Former chairman of the U.S. Federal Reserve, Alan Greenspan, once opined that you could look at the sale of men’s underwear to judge how healthy the economy is -- when people’s wallets start to feel pinched they’re less concerned with replacing their britches.
“Greenspan was famous for following many numbers,” Avery Shenfeld, managing director and chief economist at CIBC, tells BNN with a laugh. “But he relied ultimately on a large Fed staff that would be tracking a large number of indicators.”
There are a number of unusual economic indicators out there and almost as many ways to interpret them. The Lipstick Indicator posited by Leonard Lauder, chairman of the board at Estee Lauder, said the purchase of cosmetics tends to be inversely correlated to economic health. He believed that women substitute more-expensive purchases like clothes with cheaper products in times of economic stress.
“Nobody would look at that and base their investments on it,” says Shenfeld. But there are a number of aggregate indicators that are useful tools for economists. “More serious research has found that the best approach is actually to create an index of a very large number of economic indicators.” Called “Stock-Watson” indexes for the two economists who did the original research, they are an index of a very large number of economic indicators, aggregated using a particular statistical method.
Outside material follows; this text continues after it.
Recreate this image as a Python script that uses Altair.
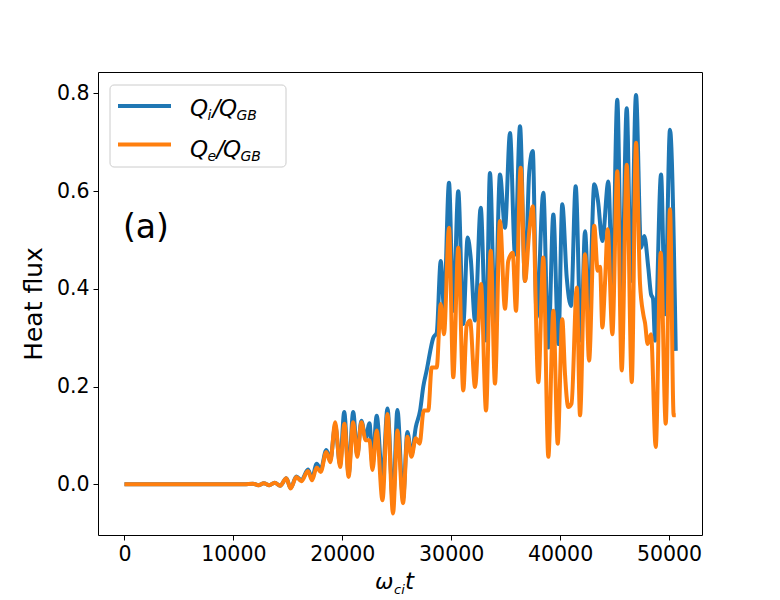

Shenfeld is a fan of “The Chicago Fed National Activity Index,” a “monthly index designed to gauge overall economic activity by utilizing a weighted average of 85 existing monthly indicators.”
But you have to be careful. “Correlation does not mean causation,” he says.
The Baltic Dry index measures current freight costs on various shipping routes and is often seen as a reliable measurement of global supply and demand. But it’s not one hundred percent dependable according to Shenfeld. “[When the Baltic Dry Index Fell] it didn’t mean less shipping, just less ships. We had built too many ships.”
Ultimately, analysts need to rely on a variety of different measurements.
“Most serious economists want to use a broad basket of indexes,” says Shenfeld. “The broader the better.”